:: EXERCISE BRIEF ::
Restrict the output to the lines below starting at the one that contains "Clone this chart" and ending at the one that contains "XAxis, YAxis, CartesianGrid", and restate them word for word, both ends included.

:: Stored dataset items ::
= = =

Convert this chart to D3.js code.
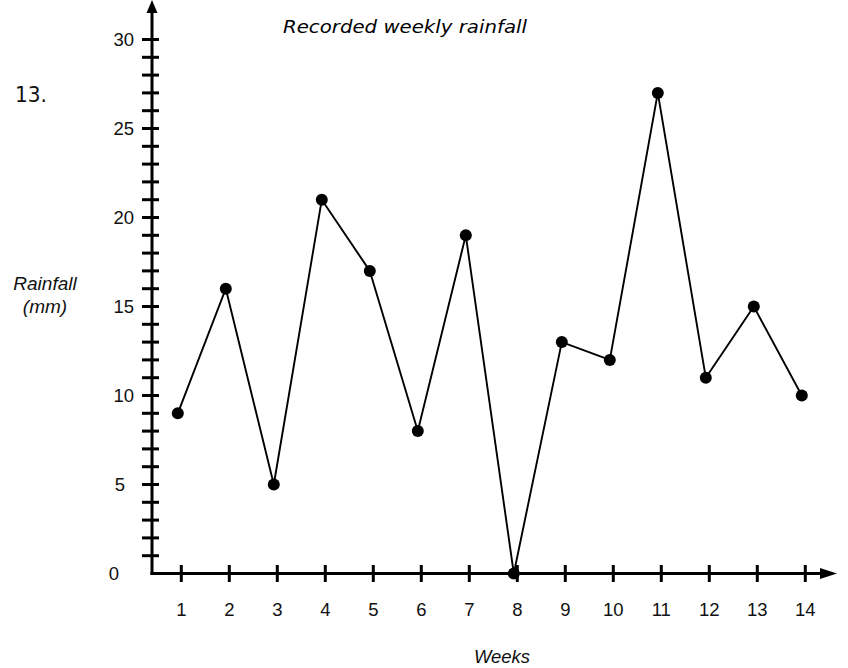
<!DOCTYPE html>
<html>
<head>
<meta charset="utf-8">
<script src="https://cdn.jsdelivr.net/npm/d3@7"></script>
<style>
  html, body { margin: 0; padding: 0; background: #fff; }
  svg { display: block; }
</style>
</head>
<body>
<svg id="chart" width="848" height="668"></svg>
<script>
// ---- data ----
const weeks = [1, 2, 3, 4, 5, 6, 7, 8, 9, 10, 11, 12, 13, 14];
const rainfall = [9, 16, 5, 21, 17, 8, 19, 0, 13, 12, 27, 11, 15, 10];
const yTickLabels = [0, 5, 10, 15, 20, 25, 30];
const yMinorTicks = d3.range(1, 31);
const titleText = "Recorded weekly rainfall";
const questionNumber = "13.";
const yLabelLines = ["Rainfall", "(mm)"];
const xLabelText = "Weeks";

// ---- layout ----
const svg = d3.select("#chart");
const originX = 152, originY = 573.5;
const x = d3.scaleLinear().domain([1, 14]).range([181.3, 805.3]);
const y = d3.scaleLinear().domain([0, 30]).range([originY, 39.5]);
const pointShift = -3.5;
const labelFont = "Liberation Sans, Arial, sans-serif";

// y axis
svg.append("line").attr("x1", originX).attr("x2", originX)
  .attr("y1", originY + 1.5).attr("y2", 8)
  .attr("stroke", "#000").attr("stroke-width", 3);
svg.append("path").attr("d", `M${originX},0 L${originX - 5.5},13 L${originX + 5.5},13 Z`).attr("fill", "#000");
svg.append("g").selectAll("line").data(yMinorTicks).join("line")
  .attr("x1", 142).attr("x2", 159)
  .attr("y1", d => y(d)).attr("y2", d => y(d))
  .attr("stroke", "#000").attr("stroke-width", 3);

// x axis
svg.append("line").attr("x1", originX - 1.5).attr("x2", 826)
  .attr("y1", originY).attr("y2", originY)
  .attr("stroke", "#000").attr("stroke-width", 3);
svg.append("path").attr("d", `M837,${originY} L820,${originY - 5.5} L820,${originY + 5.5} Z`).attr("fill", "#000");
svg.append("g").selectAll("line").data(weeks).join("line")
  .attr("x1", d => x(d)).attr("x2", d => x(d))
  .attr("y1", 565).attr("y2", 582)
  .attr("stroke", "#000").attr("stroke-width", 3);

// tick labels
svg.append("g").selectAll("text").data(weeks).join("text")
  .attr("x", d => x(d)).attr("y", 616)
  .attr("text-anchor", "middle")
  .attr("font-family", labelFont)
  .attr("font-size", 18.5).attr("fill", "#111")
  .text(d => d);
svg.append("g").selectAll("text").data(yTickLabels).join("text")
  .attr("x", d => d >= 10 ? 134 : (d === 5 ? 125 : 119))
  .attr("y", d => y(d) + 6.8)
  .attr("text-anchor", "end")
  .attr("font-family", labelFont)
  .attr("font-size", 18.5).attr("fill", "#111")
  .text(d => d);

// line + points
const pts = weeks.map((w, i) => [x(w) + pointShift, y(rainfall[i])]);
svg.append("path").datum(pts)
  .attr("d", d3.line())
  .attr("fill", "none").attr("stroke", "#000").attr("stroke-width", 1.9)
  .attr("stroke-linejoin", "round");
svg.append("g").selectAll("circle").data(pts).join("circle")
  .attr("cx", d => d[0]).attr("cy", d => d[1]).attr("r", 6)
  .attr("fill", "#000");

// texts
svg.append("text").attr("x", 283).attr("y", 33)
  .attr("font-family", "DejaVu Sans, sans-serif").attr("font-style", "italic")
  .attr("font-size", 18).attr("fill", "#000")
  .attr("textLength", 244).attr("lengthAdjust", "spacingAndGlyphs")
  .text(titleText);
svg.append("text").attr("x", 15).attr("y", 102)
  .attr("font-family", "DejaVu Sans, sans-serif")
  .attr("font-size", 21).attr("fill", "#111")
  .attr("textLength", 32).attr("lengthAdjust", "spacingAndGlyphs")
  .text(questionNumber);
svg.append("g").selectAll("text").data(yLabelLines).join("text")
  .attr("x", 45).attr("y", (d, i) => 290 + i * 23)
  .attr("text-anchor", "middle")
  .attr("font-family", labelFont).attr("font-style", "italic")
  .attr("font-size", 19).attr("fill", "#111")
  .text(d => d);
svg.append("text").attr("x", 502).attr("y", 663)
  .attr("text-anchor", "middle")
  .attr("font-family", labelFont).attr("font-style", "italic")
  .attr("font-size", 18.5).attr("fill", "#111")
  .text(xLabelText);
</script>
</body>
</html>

= = =

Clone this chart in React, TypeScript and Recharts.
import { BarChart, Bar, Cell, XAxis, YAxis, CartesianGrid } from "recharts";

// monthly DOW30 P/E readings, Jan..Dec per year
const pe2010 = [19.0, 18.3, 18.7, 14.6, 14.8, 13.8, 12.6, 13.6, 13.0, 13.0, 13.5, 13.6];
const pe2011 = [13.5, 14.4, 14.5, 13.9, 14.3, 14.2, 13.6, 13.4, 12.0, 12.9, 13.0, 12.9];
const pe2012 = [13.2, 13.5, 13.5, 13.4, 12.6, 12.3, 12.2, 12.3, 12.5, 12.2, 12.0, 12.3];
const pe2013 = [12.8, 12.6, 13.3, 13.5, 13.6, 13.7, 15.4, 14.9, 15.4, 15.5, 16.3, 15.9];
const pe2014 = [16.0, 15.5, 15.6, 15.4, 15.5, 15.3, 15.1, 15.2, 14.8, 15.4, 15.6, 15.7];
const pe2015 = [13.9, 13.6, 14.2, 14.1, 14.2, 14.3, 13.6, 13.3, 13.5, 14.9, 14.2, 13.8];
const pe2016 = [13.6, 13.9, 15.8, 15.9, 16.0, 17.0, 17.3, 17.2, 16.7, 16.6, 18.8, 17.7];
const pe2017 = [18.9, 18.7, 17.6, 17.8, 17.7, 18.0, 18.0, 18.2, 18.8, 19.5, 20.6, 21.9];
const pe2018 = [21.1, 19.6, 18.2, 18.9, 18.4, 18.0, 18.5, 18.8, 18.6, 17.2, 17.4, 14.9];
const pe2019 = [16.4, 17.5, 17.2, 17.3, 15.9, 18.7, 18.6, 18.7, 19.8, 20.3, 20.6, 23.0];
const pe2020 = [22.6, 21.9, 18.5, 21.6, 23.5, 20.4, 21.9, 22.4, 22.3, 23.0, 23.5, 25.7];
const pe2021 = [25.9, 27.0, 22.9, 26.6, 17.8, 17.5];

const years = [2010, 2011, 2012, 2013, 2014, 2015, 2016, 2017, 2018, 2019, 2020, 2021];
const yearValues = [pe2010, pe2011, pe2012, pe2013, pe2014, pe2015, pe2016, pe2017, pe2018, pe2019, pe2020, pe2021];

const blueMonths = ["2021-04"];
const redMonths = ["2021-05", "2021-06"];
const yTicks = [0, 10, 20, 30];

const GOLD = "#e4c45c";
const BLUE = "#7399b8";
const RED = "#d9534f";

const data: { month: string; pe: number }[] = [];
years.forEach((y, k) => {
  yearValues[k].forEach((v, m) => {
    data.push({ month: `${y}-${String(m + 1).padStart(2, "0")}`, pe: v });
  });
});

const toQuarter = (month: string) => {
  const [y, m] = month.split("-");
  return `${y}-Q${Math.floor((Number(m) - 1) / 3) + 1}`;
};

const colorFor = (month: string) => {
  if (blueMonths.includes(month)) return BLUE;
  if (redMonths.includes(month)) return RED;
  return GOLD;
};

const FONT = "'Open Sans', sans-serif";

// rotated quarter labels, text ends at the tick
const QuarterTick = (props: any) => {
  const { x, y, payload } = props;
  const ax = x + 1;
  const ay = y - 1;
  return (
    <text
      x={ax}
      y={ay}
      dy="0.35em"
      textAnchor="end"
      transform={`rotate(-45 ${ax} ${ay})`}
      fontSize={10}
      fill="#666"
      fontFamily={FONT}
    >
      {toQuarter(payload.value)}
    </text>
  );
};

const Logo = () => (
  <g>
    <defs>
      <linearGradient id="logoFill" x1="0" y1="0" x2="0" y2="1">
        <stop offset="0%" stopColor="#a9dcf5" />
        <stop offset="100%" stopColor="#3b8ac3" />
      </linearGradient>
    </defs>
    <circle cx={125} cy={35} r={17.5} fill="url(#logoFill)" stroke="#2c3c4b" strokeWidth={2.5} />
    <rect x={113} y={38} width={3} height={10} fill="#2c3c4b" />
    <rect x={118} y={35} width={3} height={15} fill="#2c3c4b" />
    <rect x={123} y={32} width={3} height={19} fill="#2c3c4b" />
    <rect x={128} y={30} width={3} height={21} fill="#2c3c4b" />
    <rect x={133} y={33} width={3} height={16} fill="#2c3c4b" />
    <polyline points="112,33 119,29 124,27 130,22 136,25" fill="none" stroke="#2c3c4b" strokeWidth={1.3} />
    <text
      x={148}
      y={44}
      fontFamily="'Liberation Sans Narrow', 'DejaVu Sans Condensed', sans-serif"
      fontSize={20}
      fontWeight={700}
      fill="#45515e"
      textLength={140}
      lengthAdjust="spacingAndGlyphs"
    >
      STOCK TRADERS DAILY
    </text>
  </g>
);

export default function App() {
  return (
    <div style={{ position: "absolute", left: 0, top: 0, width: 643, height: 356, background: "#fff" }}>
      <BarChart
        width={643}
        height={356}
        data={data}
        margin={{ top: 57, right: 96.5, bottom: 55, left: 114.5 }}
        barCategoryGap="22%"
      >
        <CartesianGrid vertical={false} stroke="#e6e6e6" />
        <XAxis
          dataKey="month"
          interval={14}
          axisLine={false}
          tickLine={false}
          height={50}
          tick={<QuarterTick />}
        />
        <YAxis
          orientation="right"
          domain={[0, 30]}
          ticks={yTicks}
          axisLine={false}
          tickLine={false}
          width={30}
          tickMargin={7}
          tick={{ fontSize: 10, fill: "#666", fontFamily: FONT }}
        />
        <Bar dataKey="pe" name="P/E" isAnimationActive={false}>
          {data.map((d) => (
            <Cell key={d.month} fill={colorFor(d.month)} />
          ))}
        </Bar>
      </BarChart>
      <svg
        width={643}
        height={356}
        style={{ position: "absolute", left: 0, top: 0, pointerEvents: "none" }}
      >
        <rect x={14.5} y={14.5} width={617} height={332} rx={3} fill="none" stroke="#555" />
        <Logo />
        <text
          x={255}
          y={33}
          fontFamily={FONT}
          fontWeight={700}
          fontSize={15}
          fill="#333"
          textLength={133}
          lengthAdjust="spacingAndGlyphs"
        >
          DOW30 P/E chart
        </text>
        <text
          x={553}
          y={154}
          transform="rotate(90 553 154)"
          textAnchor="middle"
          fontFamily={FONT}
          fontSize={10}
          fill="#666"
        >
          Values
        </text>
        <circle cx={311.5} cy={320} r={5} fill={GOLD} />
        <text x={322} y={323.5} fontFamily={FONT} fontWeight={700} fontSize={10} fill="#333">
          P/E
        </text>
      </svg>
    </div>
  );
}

= = =

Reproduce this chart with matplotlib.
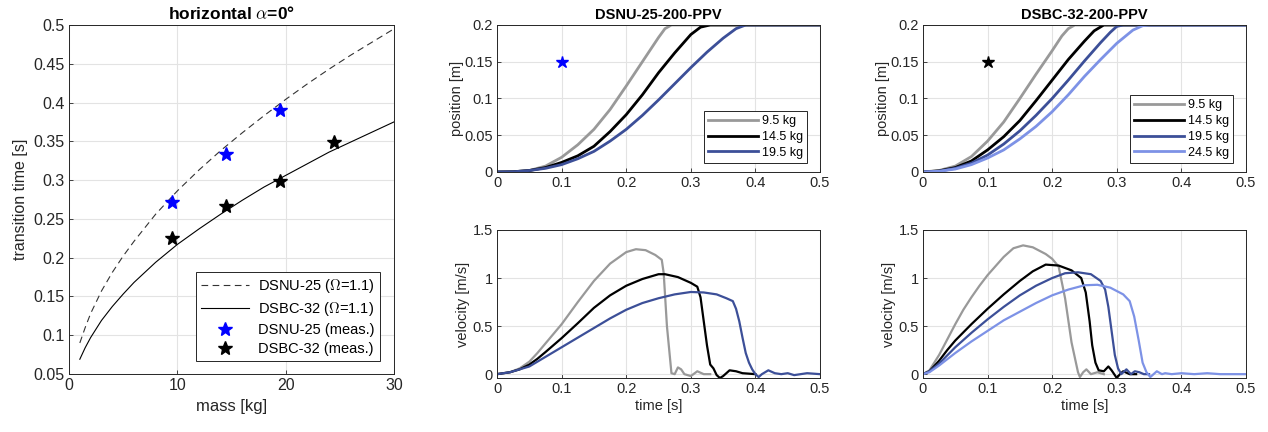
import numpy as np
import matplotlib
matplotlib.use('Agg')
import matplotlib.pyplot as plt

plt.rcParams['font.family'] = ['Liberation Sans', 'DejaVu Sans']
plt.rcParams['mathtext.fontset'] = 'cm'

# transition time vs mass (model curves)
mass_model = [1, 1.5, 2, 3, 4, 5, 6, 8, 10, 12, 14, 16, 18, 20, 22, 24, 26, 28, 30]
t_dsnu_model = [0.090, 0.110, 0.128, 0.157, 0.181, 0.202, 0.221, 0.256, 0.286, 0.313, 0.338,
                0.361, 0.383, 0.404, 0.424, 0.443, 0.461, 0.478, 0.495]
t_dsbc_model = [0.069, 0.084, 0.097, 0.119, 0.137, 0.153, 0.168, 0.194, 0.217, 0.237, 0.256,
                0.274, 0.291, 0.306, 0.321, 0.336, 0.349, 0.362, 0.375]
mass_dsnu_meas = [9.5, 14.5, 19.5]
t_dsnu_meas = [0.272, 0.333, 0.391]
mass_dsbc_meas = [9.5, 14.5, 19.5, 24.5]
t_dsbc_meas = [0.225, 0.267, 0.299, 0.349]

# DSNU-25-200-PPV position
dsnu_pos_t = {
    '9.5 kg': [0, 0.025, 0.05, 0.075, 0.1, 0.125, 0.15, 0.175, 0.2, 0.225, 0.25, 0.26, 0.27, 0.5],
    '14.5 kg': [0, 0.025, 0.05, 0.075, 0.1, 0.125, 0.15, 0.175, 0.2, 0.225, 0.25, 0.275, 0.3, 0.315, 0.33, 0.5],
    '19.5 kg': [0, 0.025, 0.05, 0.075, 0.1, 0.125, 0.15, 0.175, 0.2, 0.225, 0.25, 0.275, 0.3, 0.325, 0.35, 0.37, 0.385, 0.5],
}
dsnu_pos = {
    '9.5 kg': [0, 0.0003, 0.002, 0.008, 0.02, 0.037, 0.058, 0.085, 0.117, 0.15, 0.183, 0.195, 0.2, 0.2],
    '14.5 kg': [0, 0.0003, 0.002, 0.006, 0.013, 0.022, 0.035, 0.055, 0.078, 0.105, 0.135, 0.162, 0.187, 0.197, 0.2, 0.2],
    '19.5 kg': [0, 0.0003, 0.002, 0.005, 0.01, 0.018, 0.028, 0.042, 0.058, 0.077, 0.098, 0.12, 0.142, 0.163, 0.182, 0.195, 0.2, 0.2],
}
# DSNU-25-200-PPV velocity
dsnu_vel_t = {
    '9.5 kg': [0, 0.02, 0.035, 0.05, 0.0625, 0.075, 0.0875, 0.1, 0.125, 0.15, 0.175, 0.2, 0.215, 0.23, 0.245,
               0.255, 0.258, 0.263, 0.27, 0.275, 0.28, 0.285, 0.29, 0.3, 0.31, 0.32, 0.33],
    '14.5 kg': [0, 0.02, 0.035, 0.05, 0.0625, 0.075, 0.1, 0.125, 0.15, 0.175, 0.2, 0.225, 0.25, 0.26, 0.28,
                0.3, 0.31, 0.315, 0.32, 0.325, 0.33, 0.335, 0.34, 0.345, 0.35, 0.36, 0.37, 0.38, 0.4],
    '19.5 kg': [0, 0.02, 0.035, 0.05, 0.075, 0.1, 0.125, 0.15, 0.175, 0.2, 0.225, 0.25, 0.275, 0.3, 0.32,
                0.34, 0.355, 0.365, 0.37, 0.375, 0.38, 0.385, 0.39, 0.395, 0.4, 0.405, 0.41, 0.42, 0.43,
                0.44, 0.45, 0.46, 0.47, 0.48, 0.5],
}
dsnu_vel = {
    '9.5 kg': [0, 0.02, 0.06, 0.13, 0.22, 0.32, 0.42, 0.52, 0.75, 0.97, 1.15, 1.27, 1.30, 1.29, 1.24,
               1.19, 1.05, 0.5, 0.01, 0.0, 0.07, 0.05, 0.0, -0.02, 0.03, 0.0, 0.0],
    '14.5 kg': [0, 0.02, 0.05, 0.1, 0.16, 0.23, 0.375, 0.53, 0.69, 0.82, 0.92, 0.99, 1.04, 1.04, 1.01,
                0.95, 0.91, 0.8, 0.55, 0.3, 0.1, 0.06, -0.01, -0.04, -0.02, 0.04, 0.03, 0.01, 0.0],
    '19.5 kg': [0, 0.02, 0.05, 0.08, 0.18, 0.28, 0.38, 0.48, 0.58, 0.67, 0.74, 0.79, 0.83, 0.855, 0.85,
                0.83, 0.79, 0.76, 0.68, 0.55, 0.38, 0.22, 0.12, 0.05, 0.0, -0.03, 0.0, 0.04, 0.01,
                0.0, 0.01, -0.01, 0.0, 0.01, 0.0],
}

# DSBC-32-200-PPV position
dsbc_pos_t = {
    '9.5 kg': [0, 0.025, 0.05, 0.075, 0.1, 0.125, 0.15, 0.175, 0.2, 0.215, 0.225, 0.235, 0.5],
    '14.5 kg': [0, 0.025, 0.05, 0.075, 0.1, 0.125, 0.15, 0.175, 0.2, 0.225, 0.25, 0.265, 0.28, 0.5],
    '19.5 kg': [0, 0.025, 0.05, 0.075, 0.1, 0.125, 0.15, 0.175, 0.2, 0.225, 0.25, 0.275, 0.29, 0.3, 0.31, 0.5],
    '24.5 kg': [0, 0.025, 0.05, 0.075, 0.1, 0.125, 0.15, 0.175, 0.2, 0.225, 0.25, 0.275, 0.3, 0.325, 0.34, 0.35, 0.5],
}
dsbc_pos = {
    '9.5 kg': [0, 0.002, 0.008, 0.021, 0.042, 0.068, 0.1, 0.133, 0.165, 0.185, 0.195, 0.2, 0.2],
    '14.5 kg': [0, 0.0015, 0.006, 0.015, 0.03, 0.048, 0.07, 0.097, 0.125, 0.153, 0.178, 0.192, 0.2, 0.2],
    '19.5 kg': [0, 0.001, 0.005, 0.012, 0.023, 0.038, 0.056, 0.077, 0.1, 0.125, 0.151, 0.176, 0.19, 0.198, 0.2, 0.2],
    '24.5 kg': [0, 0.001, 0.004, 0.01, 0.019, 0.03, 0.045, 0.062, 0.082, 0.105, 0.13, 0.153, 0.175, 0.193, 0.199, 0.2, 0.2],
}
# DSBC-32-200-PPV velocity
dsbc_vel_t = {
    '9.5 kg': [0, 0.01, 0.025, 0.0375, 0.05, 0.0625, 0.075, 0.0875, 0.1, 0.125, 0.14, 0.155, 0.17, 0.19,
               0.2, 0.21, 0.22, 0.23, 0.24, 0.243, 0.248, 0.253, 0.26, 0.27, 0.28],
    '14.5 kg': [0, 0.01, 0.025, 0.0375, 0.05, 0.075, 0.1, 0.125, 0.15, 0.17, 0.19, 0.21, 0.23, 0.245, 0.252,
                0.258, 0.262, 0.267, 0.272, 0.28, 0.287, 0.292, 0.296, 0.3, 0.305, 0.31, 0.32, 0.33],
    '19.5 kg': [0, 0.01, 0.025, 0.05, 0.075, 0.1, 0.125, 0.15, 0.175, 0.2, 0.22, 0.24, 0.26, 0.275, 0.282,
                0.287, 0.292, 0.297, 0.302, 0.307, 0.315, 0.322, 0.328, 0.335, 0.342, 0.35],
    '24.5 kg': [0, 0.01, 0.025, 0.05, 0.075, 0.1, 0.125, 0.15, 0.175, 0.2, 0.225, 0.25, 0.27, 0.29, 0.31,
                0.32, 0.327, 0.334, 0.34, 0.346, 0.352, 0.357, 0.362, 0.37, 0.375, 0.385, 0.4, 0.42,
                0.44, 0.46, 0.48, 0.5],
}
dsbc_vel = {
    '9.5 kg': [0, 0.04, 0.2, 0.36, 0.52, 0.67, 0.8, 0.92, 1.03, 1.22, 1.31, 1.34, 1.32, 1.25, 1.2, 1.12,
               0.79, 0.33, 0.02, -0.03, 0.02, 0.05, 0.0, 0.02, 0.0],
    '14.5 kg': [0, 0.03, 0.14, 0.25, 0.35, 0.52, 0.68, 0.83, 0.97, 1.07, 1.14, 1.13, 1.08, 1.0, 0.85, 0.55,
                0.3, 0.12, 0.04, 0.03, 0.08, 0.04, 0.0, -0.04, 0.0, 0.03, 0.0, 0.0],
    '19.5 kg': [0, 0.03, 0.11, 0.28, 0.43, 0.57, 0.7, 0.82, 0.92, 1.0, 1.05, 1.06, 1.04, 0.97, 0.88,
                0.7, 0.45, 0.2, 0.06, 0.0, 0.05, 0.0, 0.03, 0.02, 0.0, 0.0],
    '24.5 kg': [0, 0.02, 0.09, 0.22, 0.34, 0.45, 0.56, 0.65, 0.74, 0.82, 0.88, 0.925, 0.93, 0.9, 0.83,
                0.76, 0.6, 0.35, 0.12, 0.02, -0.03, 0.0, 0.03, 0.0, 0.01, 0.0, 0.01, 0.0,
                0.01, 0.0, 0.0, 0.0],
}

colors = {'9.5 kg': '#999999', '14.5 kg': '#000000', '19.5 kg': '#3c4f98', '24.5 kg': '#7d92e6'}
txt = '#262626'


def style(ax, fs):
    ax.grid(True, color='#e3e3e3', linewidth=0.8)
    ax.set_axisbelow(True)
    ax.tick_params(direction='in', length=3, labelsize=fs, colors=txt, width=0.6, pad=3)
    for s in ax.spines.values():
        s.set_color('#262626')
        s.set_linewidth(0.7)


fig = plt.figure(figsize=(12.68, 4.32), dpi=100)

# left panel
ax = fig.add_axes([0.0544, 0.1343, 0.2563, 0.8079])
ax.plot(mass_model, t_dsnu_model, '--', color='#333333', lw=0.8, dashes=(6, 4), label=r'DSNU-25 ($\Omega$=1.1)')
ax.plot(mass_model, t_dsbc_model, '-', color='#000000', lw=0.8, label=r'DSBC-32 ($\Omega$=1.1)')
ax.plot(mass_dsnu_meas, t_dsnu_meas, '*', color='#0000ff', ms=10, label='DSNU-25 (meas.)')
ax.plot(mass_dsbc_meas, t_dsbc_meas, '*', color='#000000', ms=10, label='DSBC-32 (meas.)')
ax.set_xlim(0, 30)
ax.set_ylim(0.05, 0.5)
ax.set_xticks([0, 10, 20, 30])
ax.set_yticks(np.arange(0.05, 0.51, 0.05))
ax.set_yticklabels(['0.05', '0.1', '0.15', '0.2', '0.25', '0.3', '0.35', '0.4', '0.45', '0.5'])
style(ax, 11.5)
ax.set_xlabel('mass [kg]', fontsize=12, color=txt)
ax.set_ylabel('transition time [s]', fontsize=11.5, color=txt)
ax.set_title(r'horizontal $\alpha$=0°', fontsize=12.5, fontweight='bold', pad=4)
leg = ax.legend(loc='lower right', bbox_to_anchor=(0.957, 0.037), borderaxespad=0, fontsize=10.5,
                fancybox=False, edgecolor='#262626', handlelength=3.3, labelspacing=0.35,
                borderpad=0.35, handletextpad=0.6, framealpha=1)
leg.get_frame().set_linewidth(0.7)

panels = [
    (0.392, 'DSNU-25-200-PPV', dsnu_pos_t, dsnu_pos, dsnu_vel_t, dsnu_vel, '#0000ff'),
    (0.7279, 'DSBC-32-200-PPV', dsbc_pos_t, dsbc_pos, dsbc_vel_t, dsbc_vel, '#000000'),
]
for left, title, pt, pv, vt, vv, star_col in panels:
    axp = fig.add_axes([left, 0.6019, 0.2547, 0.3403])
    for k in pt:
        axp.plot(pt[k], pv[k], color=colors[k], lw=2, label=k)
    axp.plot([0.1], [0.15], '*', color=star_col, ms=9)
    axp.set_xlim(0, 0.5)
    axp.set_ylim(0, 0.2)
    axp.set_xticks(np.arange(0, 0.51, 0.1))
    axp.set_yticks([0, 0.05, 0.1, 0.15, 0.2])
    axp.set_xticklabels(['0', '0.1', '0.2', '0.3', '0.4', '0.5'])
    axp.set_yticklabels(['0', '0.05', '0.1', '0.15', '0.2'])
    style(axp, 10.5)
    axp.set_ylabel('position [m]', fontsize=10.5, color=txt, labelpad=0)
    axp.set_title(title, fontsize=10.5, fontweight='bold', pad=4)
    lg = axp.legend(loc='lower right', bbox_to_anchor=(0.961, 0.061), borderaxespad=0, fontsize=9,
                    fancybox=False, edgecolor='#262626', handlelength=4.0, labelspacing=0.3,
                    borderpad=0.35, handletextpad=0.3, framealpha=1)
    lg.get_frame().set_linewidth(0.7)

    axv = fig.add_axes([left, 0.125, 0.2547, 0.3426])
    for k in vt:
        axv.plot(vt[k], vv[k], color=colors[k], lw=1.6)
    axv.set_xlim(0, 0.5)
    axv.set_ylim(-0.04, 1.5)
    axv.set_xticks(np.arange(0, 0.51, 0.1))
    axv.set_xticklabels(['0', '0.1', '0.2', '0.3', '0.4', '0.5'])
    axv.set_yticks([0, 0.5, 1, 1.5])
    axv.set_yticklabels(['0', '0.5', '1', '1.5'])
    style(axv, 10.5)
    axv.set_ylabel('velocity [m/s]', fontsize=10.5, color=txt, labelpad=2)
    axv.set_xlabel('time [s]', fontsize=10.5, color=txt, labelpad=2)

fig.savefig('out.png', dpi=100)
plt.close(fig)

= = =

:: RESPONSE BELOW ::
Clone this chart in React, TypeScript and Recharts.
import { BarChart, Bar, Cell, XAxis, YAxis, CartesianGrid } from "recharts";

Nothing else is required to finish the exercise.